Trade-off: Requires Redis (or equivalent). The TTL is a design decision: too short and legitimate retries get rejected; too long and your cache grows stale.
Pattern 5: Transactional Outbox
The most architecturally involved of the five — but also the most reliable for mission-critical workflows where you cannot afford to lose a job, and you cannot afford to run it twice.
The core problem this solves: what happens if a job is picked up, partially executed, and then the worker crashes? The job might have been half-done. A naive retry runs it again from the start.
The outbox pattern solves this by decoupling intent from execution:
- When a business operation needs to trigger a background job, instead of enqueuing it directly, write a row to an
outbox_eventstable inside the same database transaction as the business operation. The row stores the job details and aprocessed: falseflag. - A separate poller (e.g., a scheduled job running every 5 seconds) queries for unprocessed outbox entries and executes them.
- On successful execution, the row is marked
processed: true.
# Inside the business transaction
ActiveRecord::Base.transaction do
order.update!(status: "confirmed")
OutboxEvent.create!(
event_type: "order_confirmed",
payload: { order_id: order.id }.to_json,
processed: false
)
end
# In the poller (runs every ~5s)
OutboxEvent.where(processed: false).find_each do |event|
OrderConfirmedJob.perform_now(JSON.parse(event.payload))

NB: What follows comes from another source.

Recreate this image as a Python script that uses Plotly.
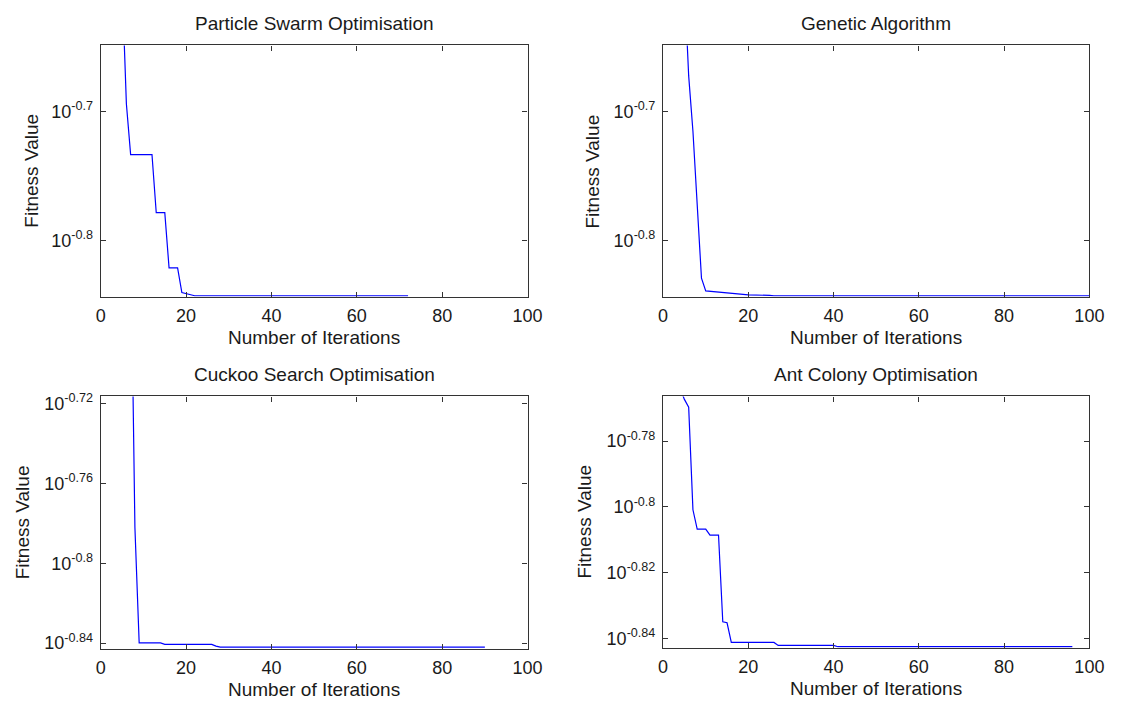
import plotly.graph_objects as go

W, H = 1126, 707

# ---------------- data ----------------
titles = ["Particle Swarm Optimisation", "Genetic Algorithm",
          "Cuckoo Search Optimisation", "Ant Colony Optimisation"]
x_label = "Number of Iterations"
y_label = "Fitness Value"

pso_iter = [1, 2, 3, 4, 5, 6, 7, 12, 13, 15, 16, 18, 19, 20, 21, 22, 72]
pso_fit = [0.35481, 0.31623, 0.29512, 0.26915, 0.25119, 0.20229, 0.18476, 0.18476,
           0.16657, 0.16657, 0.15098, 0.15098, 0.14448, 0.14415, 0.14388, 0.14365, 0.14365]

ga_iter = [1, 2, 3, 4, 5, 6, 7, 8, 9, 10, 13, 17, 20, 25, 26, 100]
ga_fit = [0.35481, 0.31623, 0.29512, 0.26915, 0.25119, 0.21257, 0.19262, 0.16827,
          0.14825, 0.14491, 0.14465, 0.14415, 0.14388, 0.14375, 0.14365, 0.14365]

cs_iter = [1, 2, 3, 4, 5, 6, 7, 8, 9, 14, 15, 26, 27, 28, 90]
cs_fit = [0.31623, 0.29512, 0.27542, 0.26303, 0.25119, 0.24266, 0.23442, 0.16520,
          0.14458, 0.14458, 0.14435, 0.14435, 0.14405, 0.14388, 0.14388]

aco_iter = [1, 2, 3, 4, 5, 6, 7, 8, 10, 11, 13, 14, 15, 16, 26, 27, 40, 41, 96]
aco_fit = [0.18197, 0.17783, 0.17498, 0.17219, 0.17088, 0.16994, 0.15816, 0.15603,
           0.15603, 0.15538, 0.15538, 0.14622, 0.14612, 0.14412, 0.14412, 0.14382,
           0.14382, 0.14369, 0.14369]

x_ticks = [0, 20, 40, 60, 80, 100]
# y tick exponents (labels are 10^exponent)
pso_ytick_exp = ["-0.7", "-0.8"]
ga_ytick_exp = ["-0.7", "-0.8"]
cs_ytick_exp = ["-0.72", "-0.76", "-0.8", "-0.84"]
aco_ytick_exp = ["-0.78", "-0.8", "-0.82", "-0.84"]

# y ranges in log10 units
y_ranges = [[-0.8435, -0.6489], [-0.8435, -0.6489],
            [-0.8428, -0.7165], [-0.8429, -0.7664]]

series = [(pso_iter, pso_fit, pso_ytick_exp), (ga_iter, ga_fit, ga_ytick_exp),
          (cs_iter, cs_fit, cs_ytick_exp), (aco_iter, aco_fit, aco_ytick_exp)]

# ---------------- layout (pixel boxes) ----------------
boxes = [(97.5, 532, 41, 296), (670, 1104, 41, 296),
         (97.5, 532, 397, 653), (670, 1104, 397, 652)]
ylab_x = [27, 598, 18, 590]

FONT = "Liberation Sans, Arial, Helvetica, sans-serif"
TXT = "#1a1a1a"
AXC = "#333333"

fig = go.Figure()
layout = dict(width=W, height=H, margin=dict(l=0, r=0, t=0, b=0),
              paper_bgcolor="white", plot_bgcolor="white", showlegend=False,
              font=dict(family=FONT, size=18, color=TXT))
annotations = []

for i, ((xs, ys, texp), (x0, x1, yt, yb)) in enumerate(zip(series, boxes)):
    n = "" if i == 0 else str(i + 1)
    fig.add_trace(go.Scatter(x=xs, y=ys, mode="lines",
                             line=dict(color="#0000ff", width=1.2),
                             xaxis="x" + n, yaxis="y" + n, hoverinfo="skip"))
    common = dict(showline=True, linecolor=AXC, linewidth=1.3, mirror="ticks",
                  ticks="inside", ticklen=5, tickcolor=AXC, tickwidth=1,
                  showgrid=False, zeroline=False,
                  tickfont=dict(family=FONT, size=18, color=TXT))
    layout["xaxis" + n] = dict(domain=[x0 / W, x1 / W], anchor="y" + n,
                               range=[0, 100], tickmode="array", tickvals=x_ticks,
                               ticktext=[str(t) for t in x_ticks],
                               ticklabelstandoff=2, **common)
    layout["yaxis" + n] = dict(domain=[(H - yb) / H, (H - yt) / H], anchor="x" + n,
                               type="log", range=y_ranges[i], tickmode="array",
                               tickvals=[10 ** float(e) for e in texp],
                               ticktext=["10<sup>" + e + "</sup>" for e in texp],
                               ticklabelstandoff=3, **common)
    cx = (x0 + x1) / 2 / W
    annotations.append(dict(text=titles[i], x=cx, y=(H - (yt - 22)) / H,
                            xref="paper", yref="paper", showarrow=False,
                            xanchor="center", yanchor="middle",
                            font=dict(family=FONT, size=19, color=TXT)))
    annotations.append(dict(text=x_label, x=cx, y=(H - (yb + 41)) / H,
                            xref="paper", yref="paper", showarrow=False,
                            xanchor="center", yanchor="middle",
                            font=dict(family=FONT, size=19, color=TXT)))
    annotations.append(dict(text=y_label, x=ylab_x[i] / W, y=(H - (yt + yb) / 2) / H,
                            xref="paper", yref="paper", showarrow=False,
                            textangle=-90, xanchor="center", yanchor="middle",
                            font=dict(family=FONT, size=19, color=TXT)))

layout["annotations"] = annotations
fig.update_layout(**layout)
fig.write_html("out.html")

event.update!(processed: true)
end
The magic here is atomicity: the business operation and the intent to process are committed together. If the worker crashes before the poller runs, the outbox row remains unprocessed — and the poller picks it up on the next cycle. Nothing is lost.
When to use it: Workflows where job loss is unacceptable and eventual consistency is acceptable. Think: revenue calculations, invoice generation, audit logs, event-driven microservice triggers.

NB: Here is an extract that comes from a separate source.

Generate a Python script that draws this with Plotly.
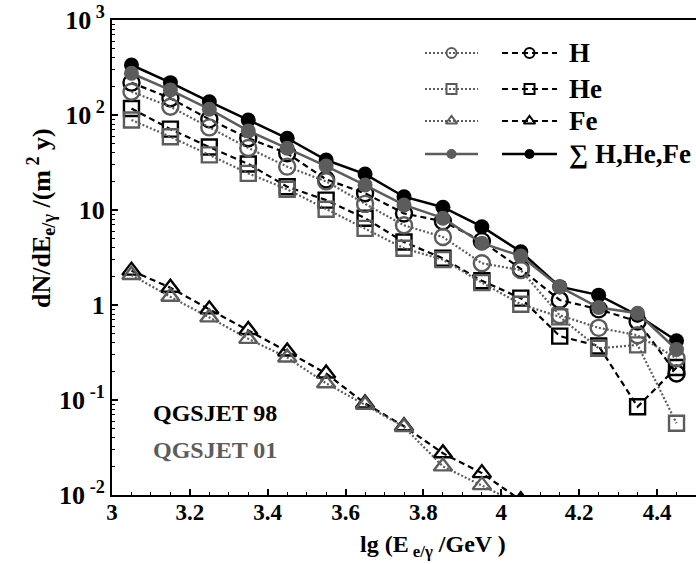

Trade-off: Not immediate — the poller introduces latency. Operationally more complex: you’re maintaining an extra table and a scheduler. But for truly critical operations, this trade-off is worth it.
Choosing the Right Pattern
No single pattern wins in all cases. Here’s a quick reference:
| Pattern | Scope | DB Cost | Latency | Best For |
|---|---|---|---|---|
| Optimistic Locking | Row-level | Low | Low | Low-contention state transitions |
| Pessimistic Locking | Row-level | Medium | Medium | High-contention critical sections |
| Unique Constraints | Table-level | Very Low | Very Low | Natural unique keys, first line of defense |
| Redis Idempotency Keys | API / Service | Low | Low | Client-facing endpoints, payment flows |
| Transactional Outbox | System-level | Medium | Medium+ | Mission-critical, loss-intolerant jobs |
In practice, you’ll often combine them. A payment flow might use a Redis idempotency key at the API boundary, a unique constraint on the payments table, and pessimistic locking inside the job that processes the charge. Defense in depth applies to correctness, not just security.
Final Thought
Idempotency isn’t a single checkbox — it’s a design mindset. Every time you write a background job, define an API endpoint, or touch a financial record, the question worth asking is: what happens if this runs twice?
If your answer is “nothing bad,” you’re building resilient systems. If the answer is “we’d charge the customer again,” you have work to do.
The patterns above are your toolkit. Use them deliberately.